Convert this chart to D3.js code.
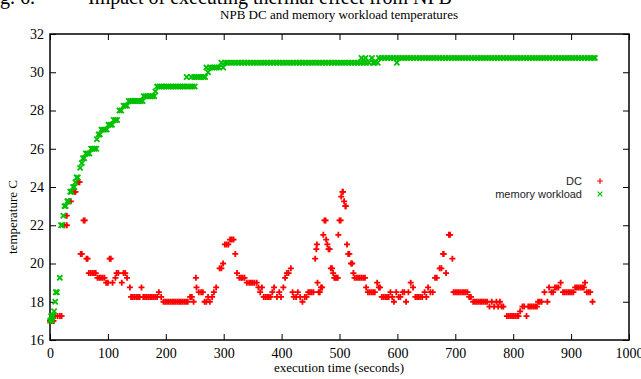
<!DOCTYPE html>
<html>
<head>
<meta charset="utf-8">
<script src="https://cdn.jsdelivr.net/npm/d3@7"></script>
<style>
  html, body { margin: 0; padding: 0; background: #fff; }
  svg { display: block; }
</style>
</head>
<body>
<svg id="chart" width="641" height="379"></svg>
<script>
// ---------- data (time in seconds, temperature in C) ----------
const captionPrefix = "Fig. 6.";
const captionText = "Impact of executing thermal effect from NPB";
const chartTitle = "NPB DC and memory workload temperatures";
const xAxisLabel = "execution time (seconds)";
const yAxisLabel = "temperature C";
const seriesNames = ["DC", "memory workload"];
const xTicks = [0, 100, 200, 300, 400, 500, 600, 700, 800, 900, 1000];
const yTicks = [16, 18, 20, 22, 24, 26, 28, 30, 32];

const dcSeries = [
  [0,17],[3,17],[6,17],[9,17.25],[13,17.25],[17,17.25],[20,17.25],
  [25,22],[29,22.5],[29,22],[33,23.25],[36,23.25],[42,23.75],[44,23.75],[49,24.25],[51,24.25],
  [53,20.5],[55,20.5],[58,22.25],[60,22.25],[63,20.25],[65,20.25],
  [67,19.5],[70,19.5],[73,19.5],[76,19.5],[79,19.5],
  [82,19.25],[85,19.25],[88,19.25],[91,19.25],[94,19.25],
  [97,19],[100,19],[103,20.25],[105,20.25],[108,19],[113,19.25],[115,19.5],[118,19.5],[124,19],
  [127,19.5],[130,19.5],[133,19.25],[138,18.75],
  [140,18.25],[143,18.25],[146,18.25],[149,18.25],[152,18.25],[155,18.25],[158,18.75],[161,18.25],
  [164,18.25],[167,18.25],[170,18.25],[173,18.25],[176,18.25],[179,18.25],[182,18.25],[185,18.25],
  [188,18.5],[192,18.25],
  [196,18],[199,18],[202,18],[205,18],[208,18],[211,18],[214,18],[217,18],[220,18],[223,18],
  [226,18],[229,18],[232,18],[235,18],[238,18],
  [242,18.25],[245,18.25],[248,18],[252,19.25],[253,18.75],[257,18.5],[261,18.5],[264,18.5],
  [267,18],[270,18],[273,18.25],[276,18],[280,18.25],[283,18.5],[287,18.75],
  [293,19.75],[296,19.75],[299,20],[302,21],[305,21],[308,21],[311,21.25],[314,21.25],[317,21.25],
  [320,20.5],[323,19.5],
  [327,19.25],[330,19.25],[333,19.25],[336,19.25],[340,19],[344,19],[347,19],[350,19],[353,19],[357,19],
  [360,18.75],[363,18.5],[366,18.75],
  [369,18.25],[372,18.25],[375,18.25],[378,18.25],[381,18.25],[384,18.5],[387,18.75],[392,18.25],
  [396,18.5],[399,18.25],[403,18.75],[406,19.25],[409,19.5],[412,19.5],[416,19.75],[419,18.5],
  [421,18.25],[425,18.25],[428,18.5],[432,18.25],[436,18],[440,18.25],[443,18.25],[446,18.5],
  [449,18.5],[452,18.5],[455,18.5],[458,20.25],[460,20.75],[461,21],[462,19],[464,18.5],[466,18.5],
  [468,18.75],[470,18.75],[472,21.5],[474,22.25],[476,22.25],[477,21.25],[479,21],[481,20.75],
  [483,20.75],[485,19.75],[487,19.75],[489,19.5],[491,19.25],[493,19.25],[495,19.25],[497,19.25],
  [498,21.5],[500,22.25],[502,22.25],[503,23.5],[505,23.75],[506,23.75],[508,23.25],[510,23],[511,23],
  [513,21],[515,20.5],[517,20.5],[520,20],[522,20],[524,19.5],
  [526,19.25],[529,19.25],[532,19.25],[535,19.25],[538,19.25],[541,19.25],[544,19.25],
  [546,18.75],[549,18.5],[552,18.5],[555,18.5],[558,18.5],[561,18.5],[565,19],[568,18.75],[570,18.75],
  [573,18.25],[576,18.25],[579,18.25],[582,18.25],[585,18.25],[588,18.5],[591,18.25],[594,18],
  [598,18.5],[602,18.25],[605,18.25],[609,18.5],[612,18.5],[615,18],[619,18.5],[623,19],[627,18.75],
  [631,18.25],[634,18.25],[637,18.25],[640,18.25],[643,18.25],[647,18.5],[650,18.25],[653,18.75],
  [657,18.5],[661,18.5],[665,19.25],[668,19.25],[673,19.75],[676,19.75],[679,20.5],[680,20.5],
  [684,19.5],[689,21.5],[691,21.5],[695,20.25],
  [697,18.5],[700,18.5],[703,18.5],[706,18.5],[709,18.5],[712,18.5],[715,18.5],[718,18.5],[721,18.5],
  [724,18.25],[727,18.25],
  [731,18],[734,18],[737,18],[740,18],[743,18],[746,18],[749,18],[752,18],[755,18],
  [759,17.75],[763,18],[767,17.75],[771,18],[774,17.75],[777,18],[780,17.75],[783,17.75],
  [789,17.25],[792,17.25],[795,17.25],[798,17.25],[801,17.25],[804,17.25],[807,17.25],[809,17.25],
  [812,17.5],[816,17.75],[819,17.75],[823,17.25],[826,17.75],[829,17.75],[832,17.75],[835,17.75],
  [838,17.75],[841,17.75],[843,18],[846,18],[849,18],[854,18.5],[859,18],[862,18.75],[866,18.5],
  [869,18.5],[872,18.75],[875,18.75],[878,18.75],[882,19],
  [886,18.5],[889,18.5],[892,18.5],[895,18.5],[898,18.5],[901,18.5],[904,18.5],
  [907,18.75],[910,18.75],[913,18.75],[916,18.75],[919,18.75],[922,18.75],[924,19],
  [927,18.5],[930,18.5],[933,18.5],[937,18]
];

const memorySeries = [
  [0,17],[2,17.25],[4,17],[5,17.25],[7,17.5],[9,18],[10,18.5],[12,18.5],[17,19.25],
  [19,22],[21,22],[23,22.5],[25,23],[27,23],[30,23.25],[32,23.25],[35,23.75],[37,23.75],
  [40,24],[42,24],[44,24.25],[46,24.5],[48,24.5],[52,25],[55,25.25],[57,25.5],[59,25.5],
  [62,25.75],[65,25.75],[68,25.75],[71,26],[74,26],[77,26],[80,26],[81,26.5],[84,26.75],[86,26.75],
  [89,27],[92,27],[95,27],[98,27],[101,27.25],[104,27.25],[107,27.25],[110,27.5],[113,27.5],[116,27.5],
  [120,28],[123,28],[127,28.25],[130,28.25],[133,28.25],
  [136,28.5],[139,28.5],[142,28.5],[145,28.5],[148,28.5],[151,28.5],[154,28.5],[157,28.5],[160,28.5],
  [162,28.75],[165,28.75],[168,28.75],[171,28.75],[174,28.75],[177,28.75],[180,28.75],[182,29],
  [185,29.25],[189,29.25],[193,29.25],[197,29.25],[201,29.25],[205,29.25],[209,29.25],[213,29.25],
  [217,29.25],[221,29.25],[225,29.25],[229,29.25],[233,29.25],[236,29.75],[238,29.25],[242,29.25],
  [244,29.75],[246,29.25],[249,29.75],[250,29.25],[253,29.75],[257,29.75],[261,29.75],[265,29.75],
  [268,29.75],[270,30.25],[273,30],[276,30.25],[280,30.25],[284,30.25],[288,30.25],[292,30.25],
  [296,30.5],[299,30.25],[302,30.5],
  [306,30.5],[311,30.5],[316,30.5],[321,30.5],[326,30.5],[331,30.5],[336,30.5],[341,30.5],[346,30.5],
  [351,30.5],[356,30.5],[361,30.5],[366,30.5],[371,30.5],[376,30.5],[381,30.5],[386,30.5],[391,30.5],
  [396,30.5],[401,30.5],[406,30.5],[411,30.5],[416,30.5],[421,30.5],[426,30.5],[431,30.5],[436,30.5],
  [441,30.5],[446,30.5],[451,30.5],[456,30.5],[461,30.5],[466,30.5],[471,30.5],[476,30.5],[481,30.5],
  [486,30.5],[491,30.5],[496,30.5],[501,30.5],[506,30.5],[511,30.5],[516,30.5],[521,30.5],[526,30.5],
  [531,30.5],[536,30.5],[538,30.75],[541,30.5],[545,30.75],[546,30.5],[551,30.5],[556,30.75],
  [558,30.5],[561,30.5],[566,30.5],
  [568,30.75],[573,30.75],[578,30.75],[583,30.75],[588,30.75],[593,30.75],[598,30.75],[599,30.5],
  [603,30.75],[608,30.75],[613,30.75],[618,30.75],[623,30.75],[628,30.75],[633,30.75],[638,30.75],
  [643,30.75],[648,30.75],[653,30.75],[658,30.75],[663,30.75],[668,30.75],[673,30.75],[678,30.75],
  [683,30.75],[688,30.75],[693,30.75],[698,30.75],[703,30.75],[708,30.75],[713,30.75],[718,30.75],
  [723,30.75],[728,30.75],[733,30.75],[738,30.75],[743,30.75],[748,30.75],[753,30.75],[758,30.75],
  [763,30.75],[768,30.75],[773,30.75],[778,30.75],[783,30.75],[788,30.75],[793,30.75],[798,30.75],
  [803,30.75],[808,30.75],[813,30.75],[818,30.75],[823,30.75],[828,30.75],[833,30.75],[838,30.75],
  [843,30.75],[848,30.75],[853,30.75],[858,30.75],[863,30.75],[868,30.75],[873,30.75],[878,30.75],
  [883,30.75],[888,30.75],[893,30.75],[898,30.75],[903,30.75],[908,30.75],[913,30.75],[918,30.75],
  [923,30.75],[928,30.75],[933,30.75],[938,30.75],[941,30.75]
];

// ---------- layout ----------
const svg = d3.select("#chart");
const M = { left: 50, right: 629, top: 34, bottom: 340 };
const serif = "'Liberation Serif', 'Times New Roman', serif";
const sans = "'Liberation Sans', Arial, sans-serif";
const RED = "#ff0000", GREEN = "#00c000";

const x = d3.scaleLinear().domain([0, 1000]).range([M.left, M.right]);
const y = d3.scaleLinear().domain([16, 32]).range([M.bottom, M.top]);

// cut-off caption at the very top
const cap = svg.append("g").attr("font-family", serif).attr("font-size", 20).attr("fill", "#000");
const tmp = cap.append("text").text("Fi");
const fiW = tmp.node().getComputedTextLength();
tmp.remove();
cap.append("text").attr("x", -fiW).attr("y", 4).text(captionPrefix);
cap.append("text").attr("x", 88).attr("y", 4).text(captionText);

// title
svg.append("text").attr("x", 339).attr("y", 19).attr("text-anchor", "middle")
  .attr("font-family", serif).attr("font-size", 13).text(chartTitle);

// axes
const tickStyle = g => {
  g.select(".domain").remove();
  g.selectAll(".tick line").attr("stroke", "#000").attr("stroke-width", 1);
  g.selectAll("text").attr("font-family", serif).attr("font-size", 14).attr("fill", "#000");
};
svg.append("g").attr("transform", `translate(0,${M.bottom})`)
  .call(d3.axisBottom(x).tickValues(xTicks).tickSize(-6).tickPadding(8).tickFormat(d3.format("d")))
  .call(tickStyle);
svg.append("g").attr("transform", `translate(0,${M.top})`)
  .call(d3.axisTop(x).tickValues(xTicks).tickSize(-6).tickFormat(""))
  .call(tickStyle);
svg.append("g").attr("transform", `translate(${M.left},0)`)
  .call(d3.axisLeft(y).tickValues(yTicks).tickSize(-6).tickPadding(6).tickFormat(d3.format("d")))
  .call(tickStyle);
svg.append("g").attr("transform", `translate(${M.right},0)`)
  .call(d3.axisRight(y).tickValues(yTicks).tickSize(-6).tickFormat(""))
  .call(tickStyle);

// border
svg.append("rect").attr("x", M.left).attr("y", M.top)
  .attr("width", M.right - M.left).attr("height", M.bottom - M.top)
  .attr("fill", "none").attr("stroke", "#000").attr("stroke-width", 1.5);

// axis titles
svg.append("text").attr("x", 339).attr("y", 372).attr("text-anchor", "middle")
  .attr("font-family", serif).attr("font-size", 13).text(xAxisLabel);
svg.append("text").attr("transform", "translate(17,217) rotate(-90)").attr("text-anchor", "middle")
  .attr("font-family", serif).attr("font-size", 13).text(yAxisLabel);

// markers
const plusPath = s => `M${-s},0H${s}M0,${-s}V${s}`;
const crossPath = s => `M${-s},${-s}L${s},${s}M${-s},${s}L${s},${-s}`;

svg.append("g").selectAll("path").data(dcSeries).join("path")
  .attr("transform", d => `translate(${x(d[0])},${y(d[1])})`)
  .attr("d", plusPath(3)).attr("stroke", RED).attr("stroke-width", 1.8).attr("fill", "none");

svg.append("g").selectAll("path").data(memorySeries).join("path")
  .attr("transform", d => `translate(${x(d[0])},${y(d[1])})`)
  .attr("d", crossPath(2.6)).attr("stroke", GREEN).attr("stroke-width", 1.8).attr("fill", "none");

// legend
const lg = svg.append("g").attr("font-family", sans).attr("font-size", 11).attr("fill", "#222");
const legendRows = [
  { name: seriesNames[0], color: RED, path: plusPath(2.8), yy: 181 },
  { name: seriesNames[1], color: GREEN, path: crossPath(2.3), yy: 194 }
];
legendRows.forEach(r => {
  lg.append("text").attr("x", 582).attr("y", r.yy).attr("dy", "0.35em")
    .attr("text-anchor", "end").text(r.name);
  lg.append("path").attr("transform", `translate(600,${r.yy})`).attr("d", r.path)
    .attr("stroke", r.color).attr("stroke-width", 1.2).attr("fill", "none");
});
</script>
</body>
</html>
******************************
**What the exercise asks:** Exactly as they appear, print the lines of the listing above from its first line through the line that contains "28, 30, 32];", minus the pictures.

**Written answer:**
Convert this chart to D3.js code.
<!DOCTYPE html>
<html>
<head>
<meta charset="utf-8">
<script src="https://cdn.jsdelivr.net/npm/d3@7"></script>
<style>
  html, body { margin: 0; padding: 0; background: #fff; }
  svg { display: block; }
</style>
</head>
<body>
<svg id="chart" width="641" height="379"></svg>
<script>
// ---------- data (time in seconds, temperature in C) ----------
const captionPrefix = "Fig. 6.";
const captionText = "Impact of executing thermal effect from NPB";
const chartTitle = "NPB DC and memory workload temperatures";
const xAxisLabel = "execution time (seconds)";
const yAxisLabel = "temperature C";
const seriesNames = ["DC", "memory workload"];
const xTicks = [0, 100, 200, 300, 400, 500, 600, 700, 800, 900, 1000];
const yTicks = [16, 18, 20, 22, 24, 26, 28, 30, 32];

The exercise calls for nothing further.